SS: From Talk-A-Phone's standpoint, this question is related to the homeland security issue and the issue of integration. Talk-A-Phone is now releasing a new product called WEBS, or Wide-area Emergency Broadcast System. WEBS integrates into one of our towers a Talk-A-Phone emergency phone, blue light/strobe, and optionally a PTZ camera, with high-power paging. The administrator can connect to the paging either by RF or though a telephone line. The RF receivers are available in virtually any licensed band that the facility is currently using, and they enable the security office to call a single tower, a group of towers, or all towers simultaneously. The emergency phone itself can also be on its own RF link.
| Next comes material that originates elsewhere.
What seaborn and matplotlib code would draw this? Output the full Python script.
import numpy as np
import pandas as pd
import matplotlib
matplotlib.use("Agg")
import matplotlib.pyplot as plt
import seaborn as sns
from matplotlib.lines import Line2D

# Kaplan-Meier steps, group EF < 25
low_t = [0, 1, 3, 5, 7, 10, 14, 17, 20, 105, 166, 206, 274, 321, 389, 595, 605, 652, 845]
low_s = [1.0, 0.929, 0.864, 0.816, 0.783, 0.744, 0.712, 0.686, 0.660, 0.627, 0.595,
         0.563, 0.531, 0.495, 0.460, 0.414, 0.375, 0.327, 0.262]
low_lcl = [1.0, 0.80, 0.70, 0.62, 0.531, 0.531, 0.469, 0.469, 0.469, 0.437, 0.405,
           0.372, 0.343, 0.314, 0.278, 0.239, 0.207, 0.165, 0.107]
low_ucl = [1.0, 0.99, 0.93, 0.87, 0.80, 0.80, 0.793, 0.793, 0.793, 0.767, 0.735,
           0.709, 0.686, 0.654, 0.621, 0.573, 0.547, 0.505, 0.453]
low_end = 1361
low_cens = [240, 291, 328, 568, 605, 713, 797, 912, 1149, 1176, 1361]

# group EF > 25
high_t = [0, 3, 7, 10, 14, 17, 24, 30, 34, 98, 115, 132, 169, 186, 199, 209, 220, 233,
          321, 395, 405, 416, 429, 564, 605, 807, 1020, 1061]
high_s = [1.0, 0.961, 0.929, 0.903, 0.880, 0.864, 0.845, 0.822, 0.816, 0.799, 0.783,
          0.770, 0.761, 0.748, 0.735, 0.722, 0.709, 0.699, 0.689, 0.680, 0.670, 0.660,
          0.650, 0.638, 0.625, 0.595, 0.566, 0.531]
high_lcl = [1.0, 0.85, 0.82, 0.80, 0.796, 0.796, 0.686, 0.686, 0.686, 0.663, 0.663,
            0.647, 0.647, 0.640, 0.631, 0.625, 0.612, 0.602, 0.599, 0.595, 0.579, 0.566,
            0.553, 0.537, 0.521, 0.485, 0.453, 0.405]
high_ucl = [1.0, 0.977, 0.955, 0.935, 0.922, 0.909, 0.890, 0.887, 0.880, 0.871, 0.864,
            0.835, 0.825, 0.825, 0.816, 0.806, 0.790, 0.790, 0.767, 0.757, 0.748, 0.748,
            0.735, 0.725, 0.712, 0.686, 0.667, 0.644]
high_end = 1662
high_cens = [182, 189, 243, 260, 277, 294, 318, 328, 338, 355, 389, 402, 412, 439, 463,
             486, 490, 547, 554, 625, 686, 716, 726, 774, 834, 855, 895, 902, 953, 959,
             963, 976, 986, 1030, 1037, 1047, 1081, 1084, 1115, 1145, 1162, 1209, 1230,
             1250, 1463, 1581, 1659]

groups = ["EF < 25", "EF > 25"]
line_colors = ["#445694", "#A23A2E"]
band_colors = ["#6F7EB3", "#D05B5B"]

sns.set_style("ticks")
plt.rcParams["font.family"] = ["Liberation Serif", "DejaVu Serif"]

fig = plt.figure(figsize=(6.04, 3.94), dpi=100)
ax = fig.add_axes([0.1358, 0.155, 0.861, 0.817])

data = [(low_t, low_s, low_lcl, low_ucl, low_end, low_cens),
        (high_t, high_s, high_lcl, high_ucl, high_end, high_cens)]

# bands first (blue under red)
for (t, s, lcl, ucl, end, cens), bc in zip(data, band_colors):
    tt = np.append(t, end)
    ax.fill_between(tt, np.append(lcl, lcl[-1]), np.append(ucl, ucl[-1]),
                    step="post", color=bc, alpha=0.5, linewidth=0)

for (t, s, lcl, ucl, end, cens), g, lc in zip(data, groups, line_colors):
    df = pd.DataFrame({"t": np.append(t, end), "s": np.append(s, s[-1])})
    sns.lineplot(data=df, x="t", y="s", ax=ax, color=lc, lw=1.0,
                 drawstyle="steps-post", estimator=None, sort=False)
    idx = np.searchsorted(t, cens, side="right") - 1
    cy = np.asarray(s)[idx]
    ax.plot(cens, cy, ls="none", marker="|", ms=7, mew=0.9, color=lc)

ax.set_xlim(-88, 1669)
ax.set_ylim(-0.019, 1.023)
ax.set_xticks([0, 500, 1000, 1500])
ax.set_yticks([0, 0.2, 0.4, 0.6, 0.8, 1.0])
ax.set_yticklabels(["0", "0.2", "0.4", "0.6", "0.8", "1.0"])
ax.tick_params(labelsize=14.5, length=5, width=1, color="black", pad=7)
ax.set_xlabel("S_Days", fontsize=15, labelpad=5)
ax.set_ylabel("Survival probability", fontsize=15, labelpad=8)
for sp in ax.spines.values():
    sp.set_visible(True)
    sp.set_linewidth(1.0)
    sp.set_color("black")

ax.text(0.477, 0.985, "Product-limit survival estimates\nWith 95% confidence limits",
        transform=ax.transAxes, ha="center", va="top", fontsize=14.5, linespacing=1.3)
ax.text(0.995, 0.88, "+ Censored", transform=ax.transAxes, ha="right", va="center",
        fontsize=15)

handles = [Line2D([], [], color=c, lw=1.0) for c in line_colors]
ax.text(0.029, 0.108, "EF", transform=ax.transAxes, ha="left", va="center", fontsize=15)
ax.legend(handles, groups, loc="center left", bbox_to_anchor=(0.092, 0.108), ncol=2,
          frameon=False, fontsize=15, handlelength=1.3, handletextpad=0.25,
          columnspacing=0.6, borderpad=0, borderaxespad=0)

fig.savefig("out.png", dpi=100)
... We are all familiar with emergency broadcast systems from the Cold War days. These systems continue to be installed and used to alert entire towns or even cities of natural disasters such as tornados, deploying power paging of up to 2,400 watts. WEBS is designed to address security issues such as smaller-scale chemical accidents at a university, fires or terrorist attacks against soft targets such as shopping centers, schools and office complexes.
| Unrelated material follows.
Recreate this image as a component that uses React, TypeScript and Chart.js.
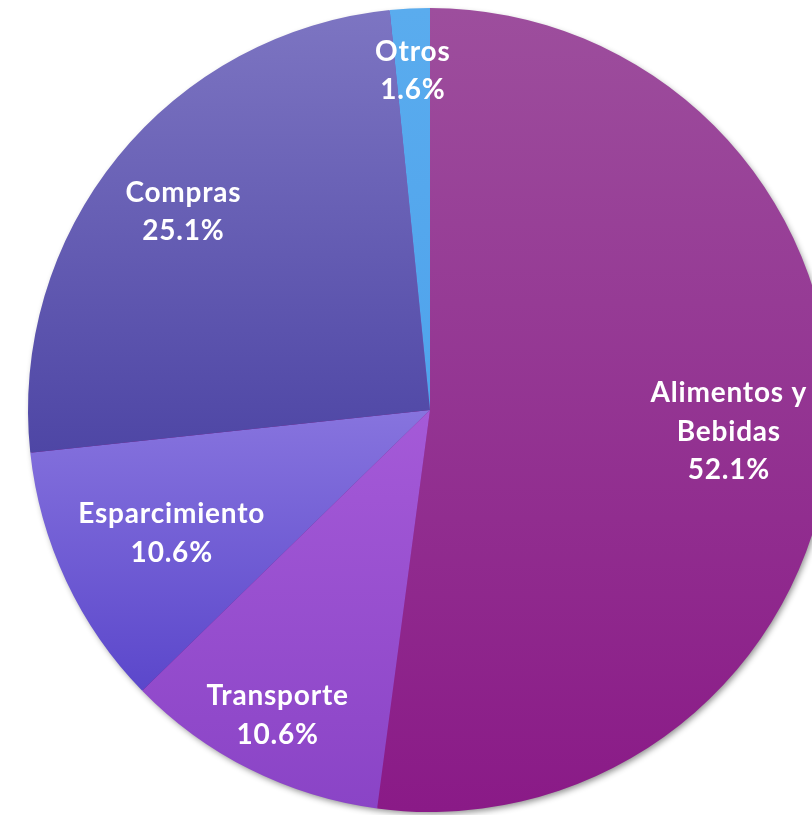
import React, { useEffect, useRef } from "react";
import { Chart, registerables } from "chart.js";

Chart.register(...registerables);

const categories: string[][] = [
  ["Alimentos y", "Bebidas"],
  ["Transporte"],
  ["Esparcimiento"],
  ["Compras"],
  ["Otros"],
];
const values: number[] = [52.1, 10.6, 10.6, 25.1, 1.6];

const topColors = ["#9d4e9d", "#a55ad8", "#8774de", "#7d75c2", "#5aacee"];
const bottomColors = ["#8a1a87", "#8a44c6", "#5b47cb", "#4e46a5", "#4fa3ec"];
const labelRadiusFactor = [0.745, 0.845, 0.71, 0.79, 0.85];

function sliceGradient(c: any) {
  const i = c.dataIndex;
  const chart = c.chart;
  const area = chart.chartArea;
  if (!area || c.type !== "data") return topColors[i];
  const cx = (area.left + area.right) / 2;
  const cy = (area.top + area.bottom) / 2;
  const r = Math.min(area.right - area.left, area.bottom - area.top) / 2;
  const total = values.reduce((a, b) => a + b, 0);
  let cum = 0;
  for (let k = 0; k < i; k++) cum += values[k];
  const a0 = -Math.PI / 2 + (2 * Math.PI * cum) / total;
  const a1 = a0 + (2 * Math.PI * values[i]) / total;
  const ys = [cy, cy + r * Math.sin(a0), cy + r * Math.sin(a1)];
  for (let k = -4; k <= 8; k++) {
    const a = (k * Math.PI) / 2;
    if (a > a0 && a < a1) ys.push(cy + r * Math.sin(a));
  }
  const ymin = Math.min(...ys);
  const ymax = Math.max(...ys);
  const g = chart.ctx.createLinearGradient(0, ymin, 0, ymax);
  g.addColorStop(0, topColors[i]);
  g.addColorStop(1, bottomColors[i]);
  return g;
}

const shadowPlugin = {
  id: "pieShadow",
  beforeDatasetsDraw(chart: any) {
    const arc = chart.getDatasetMeta(0).data[0];
    if (!arc) return;
    const ctx = chart.ctx;
    ctx.save();
    ctx.shadowColor = "rgba(0,0,0,0.45)";
    ctx.shadowBlur = 6;
    ctx.shadowOffsetX = 2;
    ctx.shadowOffsetY = 3;
    ctx.fillStyle = "#8a1a87";
    ctx.beginPath();
    ctx.arc(arc.x, arc.y, arc.outerRadius - 1, 0, Math.PI * 2);
    ctx.fill();
    ctx.restore();
  },
};

const labelPlugin = {
  id: "sliceLabels",
  afterDatasetsDraw(chart: any) {
    const ctx = chart.ctx;
    const meta = chart.getDatasetMeta(0);
    const total = values.reduce((a, b) => a + b, 0);
    ctx.save();
    ctx.fillStyle = "#ffffff";
    ctx.font = "bold 28px Lato, 'Open Sans', sans-serif";
    try {
      (ctx as any).letterSpacing = "0.8px";
    } catch (e) {}
    ctx.textAlign = "center";
    ctx.textBaseline = "middle";
    const lineH = 38.5;
    meta.data.forEach((arc: any, i: number) => {
      const mid = (arc.startAngle + arc.endAngle) / 2;
      const rr = arc.outerRadius * labelRadiusFactor[i];
      const x = arc.x + Math.cos(mid) * rr;
      const y = arc.y + Math.sin(mid) * rr + 2;
      const lines = [...categories[i], ((values[i] / total) * 100).toFixed(1) + "%"];
      const startY = y - ((lines.length - 1) * lineH) / 2;
      lines.forEach((t, k) => ctx.fillText(t, x, startY + k * lineH));
    });
    ctx.restore();
  },
};

export default function App() {
  const ref = useRef<HTMLCanvasElement | null>(null);
  useEffect(() => {
    if (!ref.current) return;
    const chart = new Chart(ref.current, {
      type: "pie",
      data: {
        labels: categories.map((c) => c.join(" ")),
        datasets: [
          {
            data: values,
            backgroundColor: sliceGradient as any,
            borderWidth: 0,
          },
        ],
      },
      options: {
        responsive: false,
        animation: false,
        layout: { padding: { top: 8, bottom: 3, left: 0, right: 0 } },
        plugins: {
          legend: { display: false },
          tooltip: { enabled: false },
        },
      },
      plugins: [shadowPlugin, labelPlugin],
    });
    return () => chart.destroy();
  }, []);
  return (
    <div
      style={{
        position: "fixed",
        left: 0,
        top: 0,
        width: 812,
        height: 815,
        overflow: "hidden",
        background: "#ffffff",
      }}
    >
      <canvas ref={ref} width={860} height={815} style={{ width: 860, height: 815, display: "block" }} />
    </div>
  );
}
If an emergency call is placed to security to report an incident, the strobe immediately starts flashing. As soon as the call is answered, the emergency phone automatically tells security where the call is coming from. Depending on the nature of the incident, security can not only dispatch appropriate personnel, but can page the exact area where the call is coming from, telling people in that area what to do. Security can also then separately page surrounding areas, telling people in those areas what action they should take, such as avoiding a certain location due to a certain problem. By combining these two technologies we have enhanced the power of each to deal with scenarios we could not have imagined two years ago.